また、診断後の生活に不安を覚えている方にも頼れる制度をまとめているのでぜひご自身やお子様に合った相談先や制度を覚えておきましょう。
相談先
相談先には様々な種類や機関があります。ご自身に合った相談先が必ず見つかるはずです。それぞれの特徴をまとめてみましたのでご覧ください。
市区町村の保健センター
市区町村が運営している行政機関です。地域の母子保健や老人保健の業務を保健師や看護師が担当しているため安心です。
健康相談のほか、保健指導や予防接種も請け負ってり、いつの間にかお世話になっていることも多いところです。
児童相談所
ここは児童福祉法に基づいた行政機関です。18歳未満の子供に関する相談ならどなたでも利用できる機関です。
児童福祉士や、児童心理士、保健師、医師など専門スタッフがそろっているため相談する際も専門的な知識と共にサポートしてくれます。
子育て支援センター
保育所に入る前の乳幼児と親が楽しく交流できる機関です。育児相談や子育てに関する情報提供をしてくれます。
予約も不要なので気が向いたときに気軽に訪れることができます。時にはイベントも開いているので親子で参加してみるのも良いですね。
児童発達支援センター
医療型と福祉型に分かれた施設です。児童指導員や保育士、臨床心理士、看護師などの専門職員がそろっています。医療型には医師もいるため安心です。
相談には費用が掛かりませんが実際に療育支援を受けたい際は費用が掛かります。しかし、通所のための受給者証を取得すると自己負担額は1割になるため相談してから利用を検討しても良いでしょう。
発達障害者支援センター
年齢関係なく、発達障害を持った方への支援をしています。そのため、日常に関することから就労や、学校生活での悩みを相談できます。
面談のために予約が必要な施設もあるため訪問先のHPなどを確認してから行きましょう。
電話での相談窓口
緊急で相談したいことや、お仕事をしていてなかなか時間の取れない方にも対応できる24時間相談窓口があります。
中には専門機関に相談する前に相談できるところがあったらいいなと思っている方もいると思います。そんな方にぴったりの相談先があるので気になった方は、下記の記事をご覧ください。
支援制度
先ほどの相談先でも記載したものもありますが、サポート内容について詳しく紹介します。実際に利用する際の参考にしてみてください。
児童相談所
- 助言指導(相談内容に合わせて助言や指示、ほかの専門機関が必要な際の情報提供)
- 継続的な援助(治療のためのプログラムやトレーニングを専門職員によって援助してもらえる)
- 療育手帳の交付(知的障害を持った子供に対し、医療費の一部助成や公共交通機関の割引、税金の減額や免除などの援助対策ができる)

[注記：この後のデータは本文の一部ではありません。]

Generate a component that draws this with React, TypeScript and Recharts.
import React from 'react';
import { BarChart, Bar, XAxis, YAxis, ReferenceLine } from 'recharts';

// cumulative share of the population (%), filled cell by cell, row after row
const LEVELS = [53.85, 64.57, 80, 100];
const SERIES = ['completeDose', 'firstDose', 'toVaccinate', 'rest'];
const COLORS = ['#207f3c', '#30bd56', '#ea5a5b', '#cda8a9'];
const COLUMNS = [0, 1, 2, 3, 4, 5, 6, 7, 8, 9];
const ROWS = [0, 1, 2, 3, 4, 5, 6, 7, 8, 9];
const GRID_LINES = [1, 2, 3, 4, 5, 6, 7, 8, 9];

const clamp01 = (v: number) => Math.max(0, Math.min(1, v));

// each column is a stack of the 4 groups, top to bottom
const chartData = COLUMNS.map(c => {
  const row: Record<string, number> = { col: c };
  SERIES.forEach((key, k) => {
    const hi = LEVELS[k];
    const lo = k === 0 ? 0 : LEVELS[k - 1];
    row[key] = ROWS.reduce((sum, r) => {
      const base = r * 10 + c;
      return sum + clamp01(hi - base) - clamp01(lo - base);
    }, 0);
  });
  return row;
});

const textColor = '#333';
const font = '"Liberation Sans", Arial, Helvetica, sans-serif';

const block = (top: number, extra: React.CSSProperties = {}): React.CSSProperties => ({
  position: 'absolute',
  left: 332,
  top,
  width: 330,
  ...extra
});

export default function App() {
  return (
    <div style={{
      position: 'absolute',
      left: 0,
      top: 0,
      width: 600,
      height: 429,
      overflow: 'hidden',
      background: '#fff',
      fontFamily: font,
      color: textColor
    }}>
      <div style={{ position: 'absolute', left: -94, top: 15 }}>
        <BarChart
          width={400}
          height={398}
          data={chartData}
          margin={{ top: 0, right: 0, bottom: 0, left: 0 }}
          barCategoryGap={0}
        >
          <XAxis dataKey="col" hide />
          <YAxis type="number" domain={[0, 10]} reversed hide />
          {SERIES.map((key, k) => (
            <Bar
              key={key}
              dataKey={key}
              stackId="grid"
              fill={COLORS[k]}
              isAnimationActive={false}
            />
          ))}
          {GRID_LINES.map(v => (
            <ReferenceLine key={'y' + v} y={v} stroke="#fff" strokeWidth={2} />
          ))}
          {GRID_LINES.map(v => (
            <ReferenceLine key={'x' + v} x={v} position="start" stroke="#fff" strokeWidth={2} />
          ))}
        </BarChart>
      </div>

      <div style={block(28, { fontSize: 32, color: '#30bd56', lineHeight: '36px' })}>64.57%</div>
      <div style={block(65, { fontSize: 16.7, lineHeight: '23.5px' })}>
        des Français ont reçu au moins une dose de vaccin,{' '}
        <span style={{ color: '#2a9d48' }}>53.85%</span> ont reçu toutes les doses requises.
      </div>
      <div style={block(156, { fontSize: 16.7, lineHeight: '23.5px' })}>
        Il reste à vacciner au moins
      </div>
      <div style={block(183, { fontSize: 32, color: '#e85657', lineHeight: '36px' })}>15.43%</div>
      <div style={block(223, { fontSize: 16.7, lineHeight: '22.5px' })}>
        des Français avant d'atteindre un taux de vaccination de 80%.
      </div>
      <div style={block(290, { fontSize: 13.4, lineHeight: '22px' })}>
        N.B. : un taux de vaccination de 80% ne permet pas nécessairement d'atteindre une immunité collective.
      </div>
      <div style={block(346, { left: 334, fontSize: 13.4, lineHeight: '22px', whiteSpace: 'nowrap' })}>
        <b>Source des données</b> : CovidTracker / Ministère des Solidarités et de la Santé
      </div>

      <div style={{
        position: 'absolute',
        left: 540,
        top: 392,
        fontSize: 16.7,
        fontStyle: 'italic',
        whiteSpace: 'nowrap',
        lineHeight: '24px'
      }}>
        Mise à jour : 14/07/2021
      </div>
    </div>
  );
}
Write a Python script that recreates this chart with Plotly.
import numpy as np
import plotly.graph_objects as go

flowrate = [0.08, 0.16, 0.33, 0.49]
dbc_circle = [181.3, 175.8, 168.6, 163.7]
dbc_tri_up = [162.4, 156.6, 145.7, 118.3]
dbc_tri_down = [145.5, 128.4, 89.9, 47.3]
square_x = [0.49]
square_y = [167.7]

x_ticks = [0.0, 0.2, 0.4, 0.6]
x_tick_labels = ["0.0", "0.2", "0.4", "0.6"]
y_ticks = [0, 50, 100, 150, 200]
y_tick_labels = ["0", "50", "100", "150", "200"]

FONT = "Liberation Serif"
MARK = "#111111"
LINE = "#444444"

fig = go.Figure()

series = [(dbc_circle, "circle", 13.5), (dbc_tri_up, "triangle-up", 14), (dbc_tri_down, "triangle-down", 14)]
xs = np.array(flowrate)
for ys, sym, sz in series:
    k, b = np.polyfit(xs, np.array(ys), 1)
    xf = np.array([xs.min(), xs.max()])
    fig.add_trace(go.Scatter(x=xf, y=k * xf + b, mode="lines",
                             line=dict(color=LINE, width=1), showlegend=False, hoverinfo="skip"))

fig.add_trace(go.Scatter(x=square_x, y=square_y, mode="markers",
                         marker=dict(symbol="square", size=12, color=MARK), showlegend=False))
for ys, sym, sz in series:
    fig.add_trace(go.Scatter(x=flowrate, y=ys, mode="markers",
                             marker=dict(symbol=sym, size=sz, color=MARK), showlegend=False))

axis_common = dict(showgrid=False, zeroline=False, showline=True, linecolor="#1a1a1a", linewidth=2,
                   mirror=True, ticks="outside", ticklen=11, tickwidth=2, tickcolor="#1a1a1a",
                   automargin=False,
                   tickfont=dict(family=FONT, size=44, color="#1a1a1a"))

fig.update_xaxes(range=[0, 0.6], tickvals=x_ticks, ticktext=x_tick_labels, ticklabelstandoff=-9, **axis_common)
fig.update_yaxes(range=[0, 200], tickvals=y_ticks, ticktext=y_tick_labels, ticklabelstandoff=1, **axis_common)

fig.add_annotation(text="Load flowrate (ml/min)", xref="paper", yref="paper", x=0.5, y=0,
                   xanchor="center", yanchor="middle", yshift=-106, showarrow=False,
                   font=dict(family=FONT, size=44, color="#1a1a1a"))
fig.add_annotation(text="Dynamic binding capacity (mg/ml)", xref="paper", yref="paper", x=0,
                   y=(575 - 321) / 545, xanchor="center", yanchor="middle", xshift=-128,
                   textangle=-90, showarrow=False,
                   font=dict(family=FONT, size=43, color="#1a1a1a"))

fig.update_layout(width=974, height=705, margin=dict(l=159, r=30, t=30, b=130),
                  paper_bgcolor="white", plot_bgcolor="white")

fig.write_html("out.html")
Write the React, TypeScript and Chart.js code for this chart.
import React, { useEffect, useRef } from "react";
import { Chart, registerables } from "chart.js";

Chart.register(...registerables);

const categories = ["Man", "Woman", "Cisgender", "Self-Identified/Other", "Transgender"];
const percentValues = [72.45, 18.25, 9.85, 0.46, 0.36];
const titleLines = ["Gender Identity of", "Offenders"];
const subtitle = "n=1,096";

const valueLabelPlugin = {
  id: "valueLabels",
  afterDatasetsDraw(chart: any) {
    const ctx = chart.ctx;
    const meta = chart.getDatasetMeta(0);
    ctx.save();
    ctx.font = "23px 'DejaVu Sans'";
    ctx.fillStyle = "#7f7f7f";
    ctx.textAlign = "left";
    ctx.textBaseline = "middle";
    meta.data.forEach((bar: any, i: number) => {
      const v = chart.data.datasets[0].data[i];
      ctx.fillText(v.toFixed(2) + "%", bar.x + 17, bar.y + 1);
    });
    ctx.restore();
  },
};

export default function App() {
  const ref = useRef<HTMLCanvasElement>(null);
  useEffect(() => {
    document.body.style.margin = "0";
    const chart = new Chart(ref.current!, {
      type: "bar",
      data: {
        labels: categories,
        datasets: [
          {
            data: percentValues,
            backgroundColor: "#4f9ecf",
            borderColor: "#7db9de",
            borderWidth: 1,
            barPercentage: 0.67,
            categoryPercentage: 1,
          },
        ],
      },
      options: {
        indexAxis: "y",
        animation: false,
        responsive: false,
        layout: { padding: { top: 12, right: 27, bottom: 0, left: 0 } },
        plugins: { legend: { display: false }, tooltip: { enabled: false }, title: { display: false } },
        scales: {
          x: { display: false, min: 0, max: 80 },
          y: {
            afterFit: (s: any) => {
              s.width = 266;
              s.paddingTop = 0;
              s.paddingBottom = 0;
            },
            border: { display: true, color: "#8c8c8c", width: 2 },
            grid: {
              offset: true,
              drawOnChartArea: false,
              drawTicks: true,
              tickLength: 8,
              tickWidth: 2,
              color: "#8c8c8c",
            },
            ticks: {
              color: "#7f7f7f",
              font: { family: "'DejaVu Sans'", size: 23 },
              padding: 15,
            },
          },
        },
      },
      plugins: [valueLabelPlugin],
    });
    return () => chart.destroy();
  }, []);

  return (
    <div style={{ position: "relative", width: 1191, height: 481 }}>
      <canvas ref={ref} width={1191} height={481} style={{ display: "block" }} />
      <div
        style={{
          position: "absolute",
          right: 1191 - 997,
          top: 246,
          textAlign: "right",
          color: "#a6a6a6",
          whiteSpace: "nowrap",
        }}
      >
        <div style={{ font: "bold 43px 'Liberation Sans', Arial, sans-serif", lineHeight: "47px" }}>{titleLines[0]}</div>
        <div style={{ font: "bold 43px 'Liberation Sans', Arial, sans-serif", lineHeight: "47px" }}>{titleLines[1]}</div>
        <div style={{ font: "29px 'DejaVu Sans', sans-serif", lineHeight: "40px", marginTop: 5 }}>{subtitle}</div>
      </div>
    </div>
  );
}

- 施設への入所(事情により家庭で生活ができない場合、児童自立支援施設や知的障害児施設などの児童福祉施設で預かることも可能)
- メンタルフレンドの派遣(障害により、家にこもっている子供に対し、社会性や自律性を高めるお手伝い)
など様々な支援があります。必要に応じて検討することも良いでしょう。
児童発達支援センター
- 児童発達支援(未就学児に対し、細かい作業や全身の使い方を学ぶ時間のほかに、食事の指導、トイレトレーニングの補助)
- 相談支援(様々な支援を利用したい際の援助)
- 保育所などの訪問(療育以外の施設でほかの子供と集団行動に問題はないか、その施設のスタッフに対し支援方法の指導やお子様本人への訓練指導など)
注意点として、児童発達支援事業所とは異なり、細かな支援があるのが児童発達支援センターです。センター数がとても少なく、なかなか思うような支援が受けられなかったり、センターによってサポート内容が異なるため、しっかり調べてから行きましょう。
発達障害者支援センター
- 相談支援(様々な相談受付をしており、必要に応じてほかの福祉制度の利用方法や関係機関への紹介)

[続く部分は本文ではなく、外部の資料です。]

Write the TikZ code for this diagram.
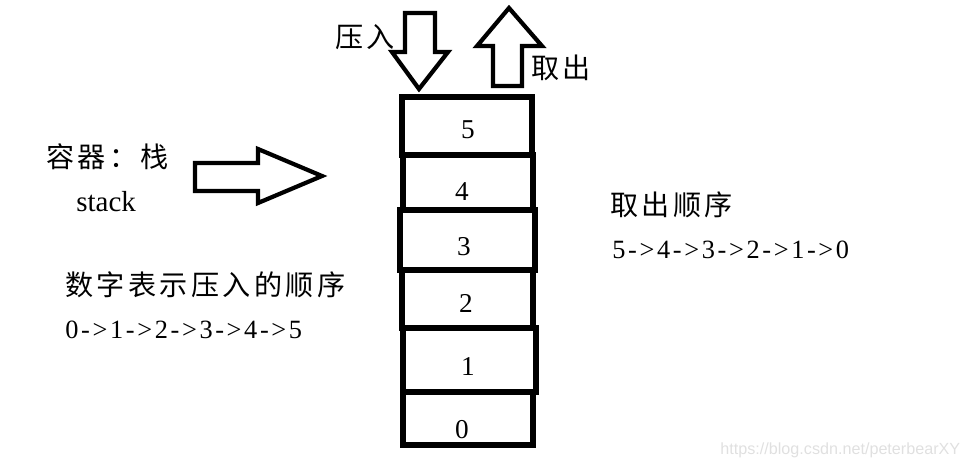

- 発達支援(家庭での療育方法の指導や、支援計画の作成・助言から様々な機関との連携)
- 就労支援(学校卒業後の就労に関する相談や、就労関係機関との連携をし、必要に応じて就労後のサポート)
- 研修や講演会の実施(発達障害を理解してもらうためにパンフレットの作成や公共機関、一般企業への配布、研修などの実施)
注意点として、利用のために精神障碍者保健福祉手帳や医師からの診断書などの証明書が必要です。また、センターによってのサポートも異なり、基本的にはお住いの都道府県内に設置してある施設の利用になるため詳しい内容については問い合わせてからにしましょう。
まとめ
発達障害についての理解は深まったでしょうか。今まで気がつかなかった情報と出会えていたのならうれしいです。

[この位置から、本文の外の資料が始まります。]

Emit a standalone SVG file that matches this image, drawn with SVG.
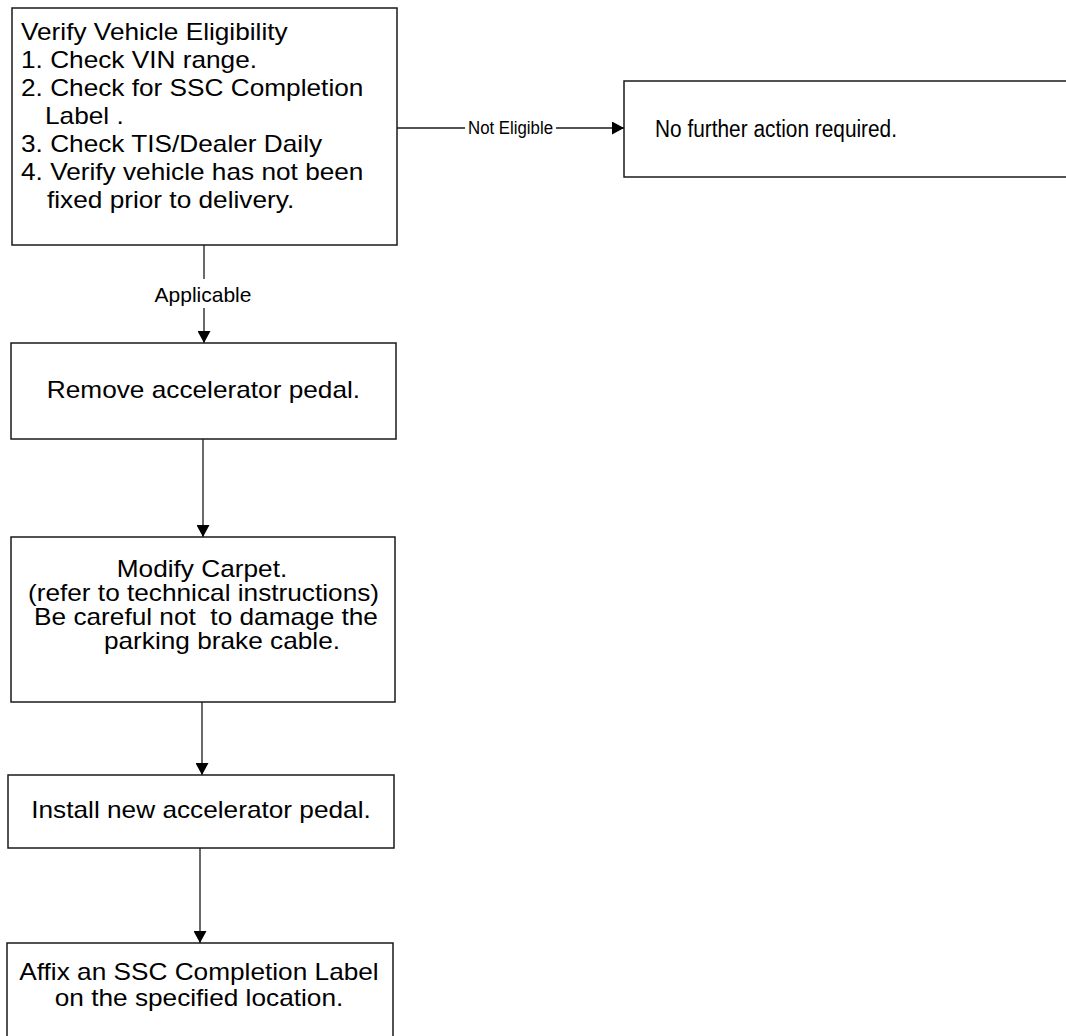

・発達障害には3つの特性(ASD・ADHD・LD)があり、それぞれ異なる症状があります。
・成長過程によって様々な悩みがあります。
・特性に合わせた工夫をしてあげることで生活のしやすさが変わります。
・発達障害専門の相談先から行政が管理している相談先が多くあります。
・実際に支援の利用を検討する際は、まずは問い合わせをしましょう。
症状が違う中で理解するのも難しいと思うことも多いかと思います。しかし、ひとつの個性だと思い接することで、本人も私たちも穏やかに過ごすことができます。
ぜひこの記事を参考にしてみてください。最後までお読みいただきありがとうございました!